[Raw records]
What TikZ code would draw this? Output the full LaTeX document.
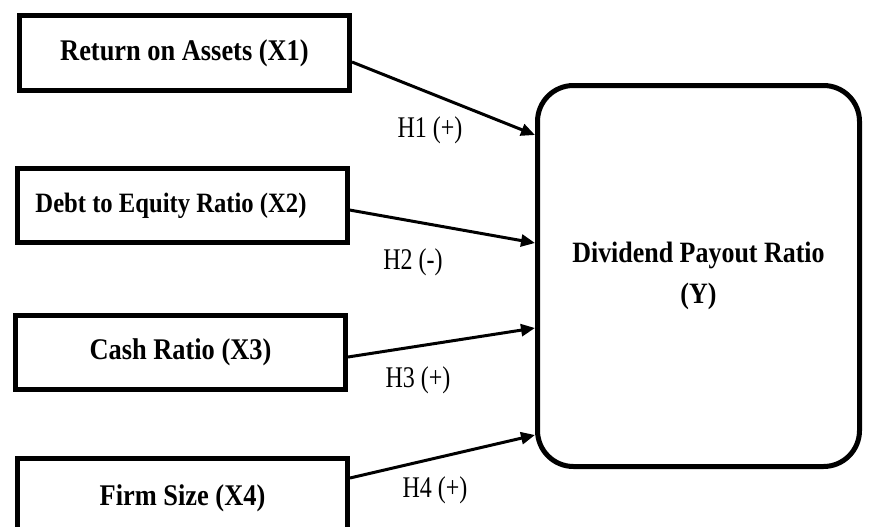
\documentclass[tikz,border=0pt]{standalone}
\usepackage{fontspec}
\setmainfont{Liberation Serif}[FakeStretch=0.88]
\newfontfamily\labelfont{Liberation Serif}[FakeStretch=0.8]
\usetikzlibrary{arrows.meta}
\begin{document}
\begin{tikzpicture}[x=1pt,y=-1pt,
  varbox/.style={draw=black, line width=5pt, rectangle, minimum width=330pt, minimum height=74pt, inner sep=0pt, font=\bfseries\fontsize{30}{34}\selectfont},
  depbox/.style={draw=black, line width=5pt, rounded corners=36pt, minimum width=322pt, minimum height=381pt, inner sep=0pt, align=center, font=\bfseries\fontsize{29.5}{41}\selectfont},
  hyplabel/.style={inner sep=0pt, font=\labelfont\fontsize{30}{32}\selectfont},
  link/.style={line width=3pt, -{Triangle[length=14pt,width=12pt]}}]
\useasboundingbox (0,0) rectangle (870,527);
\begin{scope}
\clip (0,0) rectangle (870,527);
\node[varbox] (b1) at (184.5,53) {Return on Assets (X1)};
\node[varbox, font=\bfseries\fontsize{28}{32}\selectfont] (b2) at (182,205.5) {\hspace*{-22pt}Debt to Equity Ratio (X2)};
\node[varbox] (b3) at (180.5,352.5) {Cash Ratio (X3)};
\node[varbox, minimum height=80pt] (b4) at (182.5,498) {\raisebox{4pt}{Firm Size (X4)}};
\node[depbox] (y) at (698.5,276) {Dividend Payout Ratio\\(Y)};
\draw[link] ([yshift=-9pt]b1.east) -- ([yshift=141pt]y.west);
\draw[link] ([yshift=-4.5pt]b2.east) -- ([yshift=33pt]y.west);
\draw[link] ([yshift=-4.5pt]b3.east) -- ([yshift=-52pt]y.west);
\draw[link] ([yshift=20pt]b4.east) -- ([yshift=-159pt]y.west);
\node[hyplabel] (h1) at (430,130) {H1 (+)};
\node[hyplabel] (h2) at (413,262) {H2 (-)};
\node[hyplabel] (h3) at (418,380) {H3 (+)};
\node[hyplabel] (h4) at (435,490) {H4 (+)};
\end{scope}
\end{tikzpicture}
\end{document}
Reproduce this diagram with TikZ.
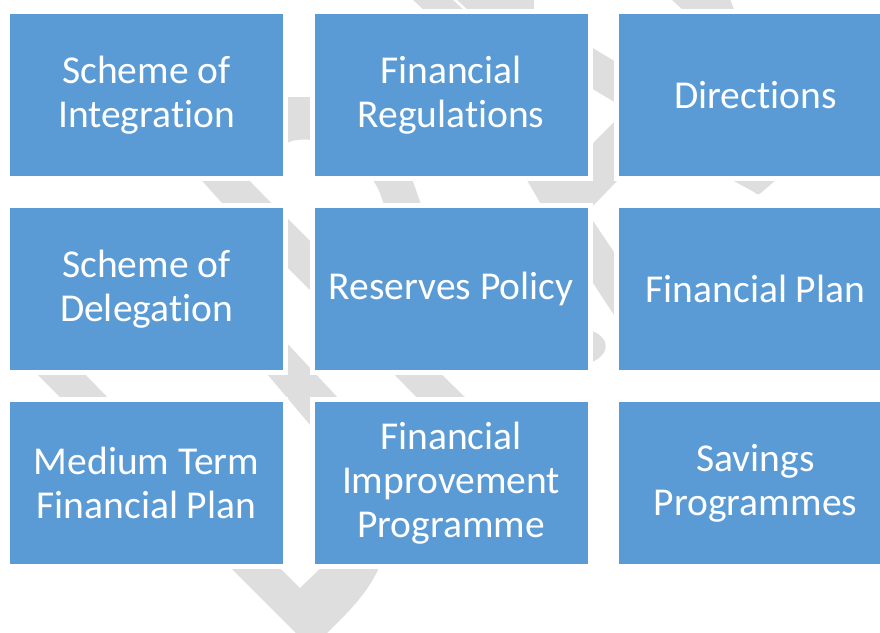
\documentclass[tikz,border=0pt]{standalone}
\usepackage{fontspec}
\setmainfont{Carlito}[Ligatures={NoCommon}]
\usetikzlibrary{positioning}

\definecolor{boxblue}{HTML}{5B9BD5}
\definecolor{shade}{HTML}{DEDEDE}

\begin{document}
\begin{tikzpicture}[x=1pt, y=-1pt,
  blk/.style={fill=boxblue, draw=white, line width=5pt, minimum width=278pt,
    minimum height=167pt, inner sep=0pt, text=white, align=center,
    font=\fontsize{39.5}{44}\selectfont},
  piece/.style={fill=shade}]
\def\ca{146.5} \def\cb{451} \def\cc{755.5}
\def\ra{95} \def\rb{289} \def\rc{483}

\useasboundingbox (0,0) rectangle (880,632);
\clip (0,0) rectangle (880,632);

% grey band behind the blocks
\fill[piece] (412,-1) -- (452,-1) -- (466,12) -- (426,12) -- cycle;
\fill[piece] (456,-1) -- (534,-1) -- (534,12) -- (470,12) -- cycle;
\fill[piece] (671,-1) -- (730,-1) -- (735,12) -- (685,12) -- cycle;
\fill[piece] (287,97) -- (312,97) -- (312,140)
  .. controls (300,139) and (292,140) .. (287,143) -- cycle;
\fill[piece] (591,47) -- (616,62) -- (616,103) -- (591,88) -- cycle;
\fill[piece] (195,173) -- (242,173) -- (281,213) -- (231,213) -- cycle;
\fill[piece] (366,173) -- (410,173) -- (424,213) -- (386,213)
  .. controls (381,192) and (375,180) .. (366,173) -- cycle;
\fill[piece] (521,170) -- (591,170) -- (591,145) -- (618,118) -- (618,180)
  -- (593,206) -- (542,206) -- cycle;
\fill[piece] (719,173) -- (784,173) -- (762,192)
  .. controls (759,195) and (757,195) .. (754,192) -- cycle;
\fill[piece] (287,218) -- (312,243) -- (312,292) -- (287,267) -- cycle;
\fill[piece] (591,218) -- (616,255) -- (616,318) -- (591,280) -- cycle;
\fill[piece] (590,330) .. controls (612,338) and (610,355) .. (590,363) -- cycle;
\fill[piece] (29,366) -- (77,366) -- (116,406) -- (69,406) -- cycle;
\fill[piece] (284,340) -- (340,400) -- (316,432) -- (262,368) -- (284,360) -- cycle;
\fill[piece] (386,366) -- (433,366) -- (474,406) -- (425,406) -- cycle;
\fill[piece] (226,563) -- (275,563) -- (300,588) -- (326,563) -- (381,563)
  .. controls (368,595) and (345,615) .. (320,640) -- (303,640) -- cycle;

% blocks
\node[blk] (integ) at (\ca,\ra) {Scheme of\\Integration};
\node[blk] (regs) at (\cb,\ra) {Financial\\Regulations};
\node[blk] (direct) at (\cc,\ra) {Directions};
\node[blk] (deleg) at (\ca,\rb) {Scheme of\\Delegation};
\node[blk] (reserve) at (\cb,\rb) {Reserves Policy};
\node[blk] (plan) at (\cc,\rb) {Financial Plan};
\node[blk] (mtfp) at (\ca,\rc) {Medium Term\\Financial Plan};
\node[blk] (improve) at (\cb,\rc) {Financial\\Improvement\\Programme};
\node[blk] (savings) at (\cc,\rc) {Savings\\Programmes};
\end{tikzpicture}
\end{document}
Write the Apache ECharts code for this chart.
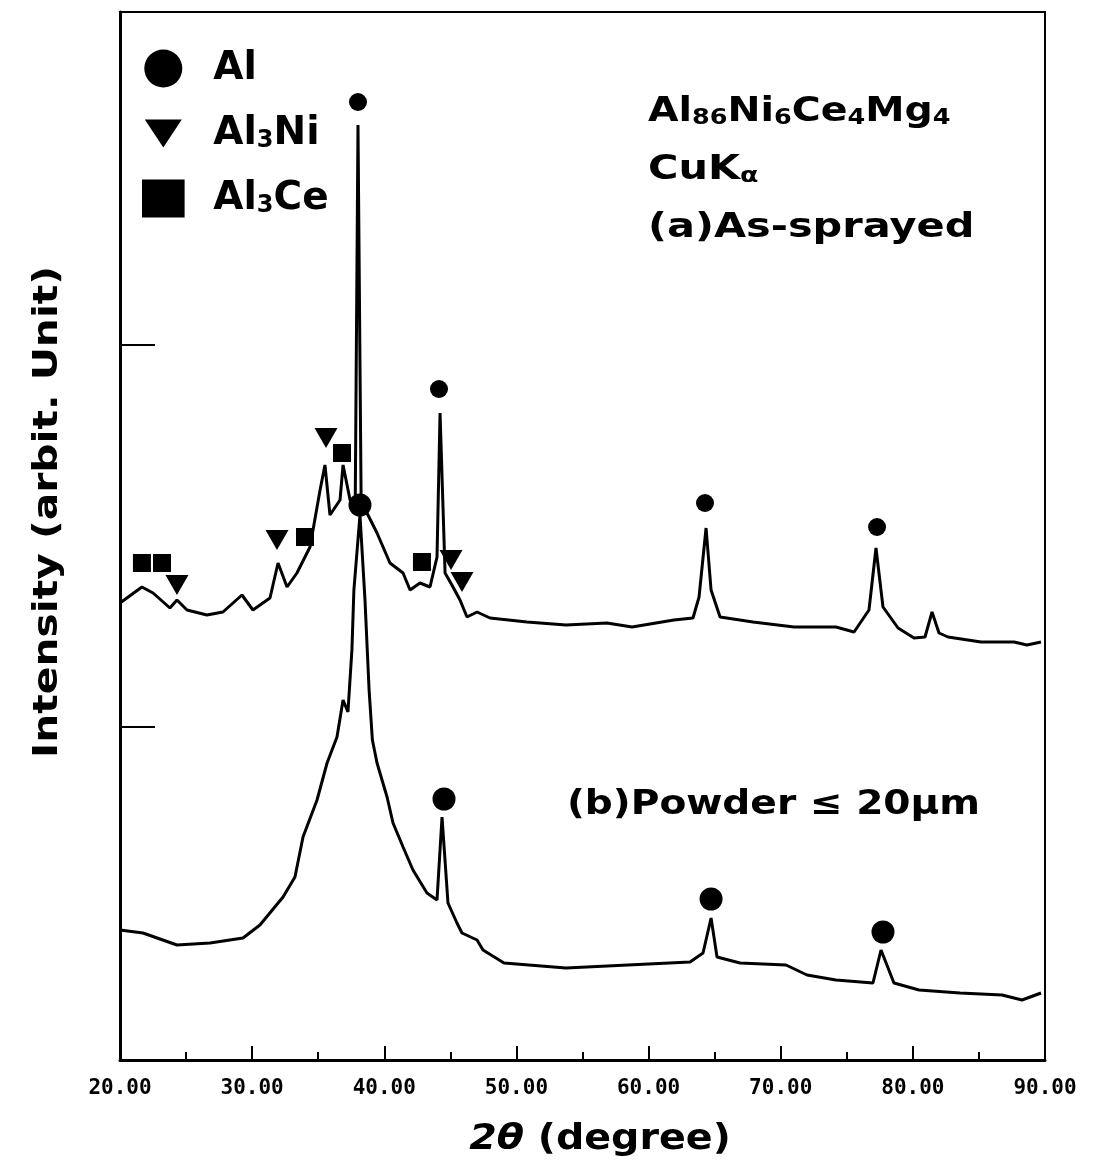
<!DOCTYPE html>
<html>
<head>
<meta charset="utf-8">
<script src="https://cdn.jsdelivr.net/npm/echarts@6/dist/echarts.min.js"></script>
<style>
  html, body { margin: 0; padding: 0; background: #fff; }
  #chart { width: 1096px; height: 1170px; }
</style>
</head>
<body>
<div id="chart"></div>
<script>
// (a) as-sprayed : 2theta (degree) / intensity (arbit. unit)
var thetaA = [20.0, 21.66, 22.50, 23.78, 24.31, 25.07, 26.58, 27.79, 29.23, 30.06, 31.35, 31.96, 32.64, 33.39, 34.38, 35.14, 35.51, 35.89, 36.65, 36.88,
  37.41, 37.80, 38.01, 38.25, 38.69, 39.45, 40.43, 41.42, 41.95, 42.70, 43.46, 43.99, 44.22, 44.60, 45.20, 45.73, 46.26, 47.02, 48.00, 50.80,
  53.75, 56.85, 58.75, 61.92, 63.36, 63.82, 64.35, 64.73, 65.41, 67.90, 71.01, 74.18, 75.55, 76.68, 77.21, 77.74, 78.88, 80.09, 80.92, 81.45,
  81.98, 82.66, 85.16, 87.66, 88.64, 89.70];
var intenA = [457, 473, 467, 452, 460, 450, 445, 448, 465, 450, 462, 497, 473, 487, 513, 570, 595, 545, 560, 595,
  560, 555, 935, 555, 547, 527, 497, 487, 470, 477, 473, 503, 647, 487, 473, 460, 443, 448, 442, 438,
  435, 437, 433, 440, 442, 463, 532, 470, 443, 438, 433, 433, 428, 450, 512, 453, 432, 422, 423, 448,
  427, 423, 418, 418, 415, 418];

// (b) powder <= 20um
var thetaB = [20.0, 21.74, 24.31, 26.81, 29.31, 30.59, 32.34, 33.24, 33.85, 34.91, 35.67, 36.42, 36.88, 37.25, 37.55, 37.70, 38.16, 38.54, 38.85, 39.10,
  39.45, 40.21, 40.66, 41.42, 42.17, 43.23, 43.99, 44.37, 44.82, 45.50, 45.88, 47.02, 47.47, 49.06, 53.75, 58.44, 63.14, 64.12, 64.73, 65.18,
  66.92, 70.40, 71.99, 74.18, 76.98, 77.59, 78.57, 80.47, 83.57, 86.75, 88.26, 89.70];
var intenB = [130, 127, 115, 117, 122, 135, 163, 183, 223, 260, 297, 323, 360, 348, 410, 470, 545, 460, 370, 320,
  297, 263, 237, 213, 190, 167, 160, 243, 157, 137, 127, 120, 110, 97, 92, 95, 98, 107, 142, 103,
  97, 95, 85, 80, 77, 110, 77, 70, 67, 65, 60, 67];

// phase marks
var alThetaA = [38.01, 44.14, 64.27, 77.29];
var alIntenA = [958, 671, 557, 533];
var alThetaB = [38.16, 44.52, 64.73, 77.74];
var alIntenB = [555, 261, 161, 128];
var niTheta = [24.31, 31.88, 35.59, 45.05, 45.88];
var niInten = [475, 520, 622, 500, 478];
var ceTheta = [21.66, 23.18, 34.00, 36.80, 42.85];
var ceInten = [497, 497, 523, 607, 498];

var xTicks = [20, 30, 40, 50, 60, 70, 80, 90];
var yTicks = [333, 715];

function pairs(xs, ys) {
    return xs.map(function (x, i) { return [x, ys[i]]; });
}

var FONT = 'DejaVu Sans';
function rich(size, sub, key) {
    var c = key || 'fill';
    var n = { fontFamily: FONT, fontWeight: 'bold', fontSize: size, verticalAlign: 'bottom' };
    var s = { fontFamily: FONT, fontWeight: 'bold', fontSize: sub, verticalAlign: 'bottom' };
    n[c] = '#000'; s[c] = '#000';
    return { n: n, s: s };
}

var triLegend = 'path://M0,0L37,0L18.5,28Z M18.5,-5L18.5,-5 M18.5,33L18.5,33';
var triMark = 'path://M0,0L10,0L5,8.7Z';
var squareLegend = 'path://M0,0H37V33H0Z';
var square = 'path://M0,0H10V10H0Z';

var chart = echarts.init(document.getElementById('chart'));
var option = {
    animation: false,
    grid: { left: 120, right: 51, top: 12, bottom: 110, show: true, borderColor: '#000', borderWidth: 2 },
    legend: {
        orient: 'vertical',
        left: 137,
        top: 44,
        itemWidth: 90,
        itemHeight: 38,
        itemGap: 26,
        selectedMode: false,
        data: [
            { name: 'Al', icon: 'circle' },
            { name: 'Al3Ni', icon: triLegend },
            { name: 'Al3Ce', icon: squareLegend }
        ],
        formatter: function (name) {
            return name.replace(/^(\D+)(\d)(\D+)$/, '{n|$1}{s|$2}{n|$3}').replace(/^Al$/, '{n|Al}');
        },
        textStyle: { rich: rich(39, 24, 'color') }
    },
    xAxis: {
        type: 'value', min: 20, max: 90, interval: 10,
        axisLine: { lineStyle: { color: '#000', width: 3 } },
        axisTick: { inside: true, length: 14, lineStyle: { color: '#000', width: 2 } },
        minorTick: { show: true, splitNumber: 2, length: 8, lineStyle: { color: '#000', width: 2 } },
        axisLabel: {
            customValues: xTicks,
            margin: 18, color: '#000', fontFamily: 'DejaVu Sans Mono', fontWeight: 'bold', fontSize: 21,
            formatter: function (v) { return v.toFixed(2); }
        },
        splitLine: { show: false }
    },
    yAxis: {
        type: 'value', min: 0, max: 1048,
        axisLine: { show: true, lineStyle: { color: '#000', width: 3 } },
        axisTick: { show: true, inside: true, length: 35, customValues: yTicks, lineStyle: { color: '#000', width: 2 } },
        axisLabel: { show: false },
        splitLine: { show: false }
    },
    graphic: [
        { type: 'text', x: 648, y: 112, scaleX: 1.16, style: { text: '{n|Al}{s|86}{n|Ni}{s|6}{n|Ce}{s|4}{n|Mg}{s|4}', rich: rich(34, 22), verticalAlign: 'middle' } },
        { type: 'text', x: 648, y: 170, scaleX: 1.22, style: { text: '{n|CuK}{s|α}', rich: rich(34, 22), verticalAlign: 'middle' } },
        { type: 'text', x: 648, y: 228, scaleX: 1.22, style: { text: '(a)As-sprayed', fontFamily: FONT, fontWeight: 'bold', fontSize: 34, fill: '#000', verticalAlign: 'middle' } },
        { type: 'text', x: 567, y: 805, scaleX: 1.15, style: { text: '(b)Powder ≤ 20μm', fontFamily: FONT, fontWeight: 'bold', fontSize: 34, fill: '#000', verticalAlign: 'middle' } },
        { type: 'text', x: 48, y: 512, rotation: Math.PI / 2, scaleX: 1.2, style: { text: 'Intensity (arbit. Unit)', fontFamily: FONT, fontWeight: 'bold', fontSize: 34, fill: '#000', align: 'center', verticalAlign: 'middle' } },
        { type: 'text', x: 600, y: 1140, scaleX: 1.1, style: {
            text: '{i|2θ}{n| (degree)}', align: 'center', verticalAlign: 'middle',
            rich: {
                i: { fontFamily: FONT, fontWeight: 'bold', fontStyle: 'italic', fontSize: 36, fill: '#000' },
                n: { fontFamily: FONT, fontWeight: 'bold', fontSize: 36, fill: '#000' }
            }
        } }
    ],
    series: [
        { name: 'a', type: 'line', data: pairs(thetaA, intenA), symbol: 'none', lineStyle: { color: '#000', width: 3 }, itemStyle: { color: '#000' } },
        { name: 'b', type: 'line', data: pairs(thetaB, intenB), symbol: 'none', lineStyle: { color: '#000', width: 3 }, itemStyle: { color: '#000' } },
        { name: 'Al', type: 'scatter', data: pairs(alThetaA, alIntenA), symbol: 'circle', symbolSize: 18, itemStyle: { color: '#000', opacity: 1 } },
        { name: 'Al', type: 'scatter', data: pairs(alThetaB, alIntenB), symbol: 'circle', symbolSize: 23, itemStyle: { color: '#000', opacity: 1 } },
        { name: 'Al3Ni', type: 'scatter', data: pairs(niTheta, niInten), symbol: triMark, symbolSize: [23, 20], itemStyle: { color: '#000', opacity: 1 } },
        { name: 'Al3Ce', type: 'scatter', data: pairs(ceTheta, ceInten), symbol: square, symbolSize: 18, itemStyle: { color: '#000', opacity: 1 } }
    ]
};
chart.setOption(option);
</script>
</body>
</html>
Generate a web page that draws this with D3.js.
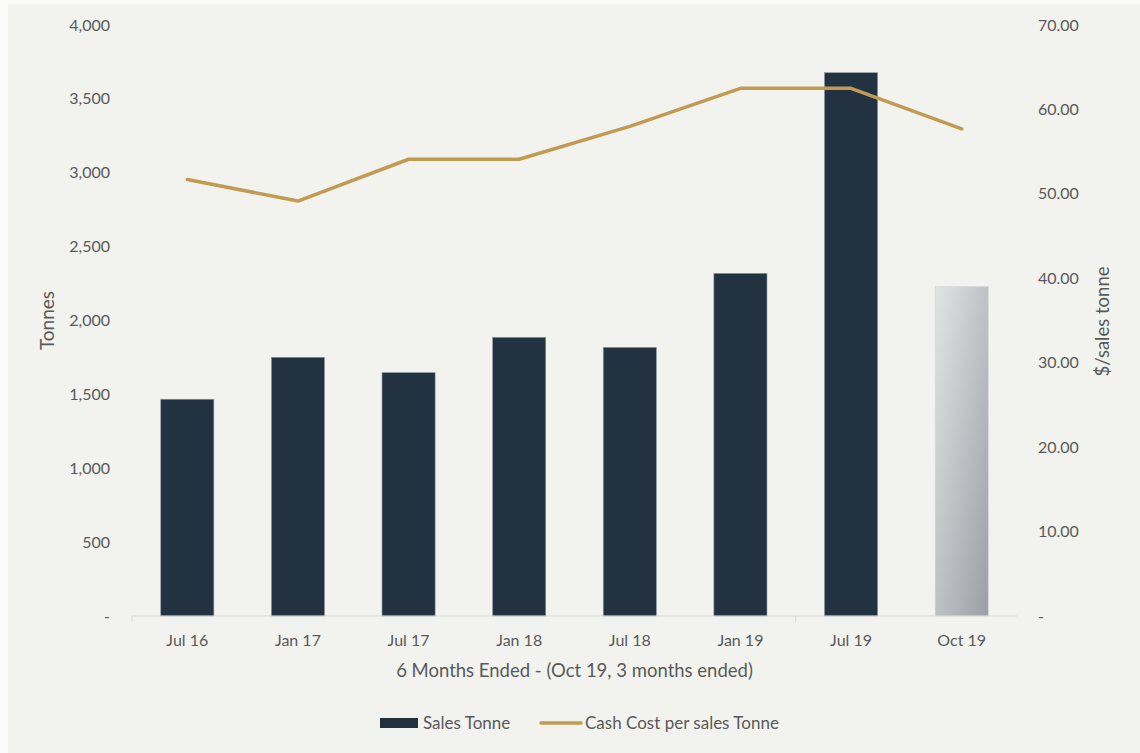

## TASK TO CARRY OUT:
Above are some records. Output exactly the lines from the one that contains "Write the Apache ECharts code for this chart." to the one that contains "427, 423, 418, 418, 415, 418];", keeping both, and omit the pictures.

## EXERCISE OUTPUT:
Write the Apache ECharts code for this chart.
<!DOCTYPE html>
<html>
<head>
<meta charset="utf-8">
<script src="https://cdn.jsdelivr.net/npm/echarts@6/dist/echarts.min.js"></script>
<style>
  html, body { margin: 0; padding: 0; background: #fff; }
  #chart { width: 1096px; height: 1170px; }
</style>
</head>
<body>
<div id="chart"></div>
<script>
// (a) as-sprayed : 2theta (degree) / intensity (arbit. unit)
var thetaA = [20.0, 21.66, 22.50, 23.78, 24.31, 25.07, 26.58, 27.79, 29.23, 30.06, 31.35, 31.96, 32.64, 33.39, 34.38, 35.14, 35.51, 35.89, 36.65, 36.88,
  37.41, 37.80, 38.01, 38.25, 38.69, 39.45, 40.43, 41.42, 41.95, 42.70, 43.46, 43.99, 44.22, 44.60, 45.20, 45.73, 46.26, 47.02, 48.00, 50.80,
  53.75, 56.85, 58.75, 61.92, 63.36, 63.82, 64.35, 64.73, 65.41, 67.90, 71.01, 74.18, 75.55, 76.68, 77.21, 77.74, 78.88, 80.09, 80.92, 81.45,
  81.98, 82.66, 85.16, 87.66, 88.64, 89.70];
var intenA = [457, 473, 467, 452, 460, 450, 445, 448, 465, 450, 462, 497, 473, 487, 513, 570, 595, 545, 560, 595,
  560, 555, 935, 555, 547, 527, 497, 487, 470, 477, 473, 503, 647, 487, 473, 460, 443, 448, 442, 438,
  435, 437, 433, 440, 442, 463, 532, 470, 443, 438, 433, 433, 428, 450, 512, 453, 432, 422, 423, 448,
  427, 423, 418, 418, 415, 418];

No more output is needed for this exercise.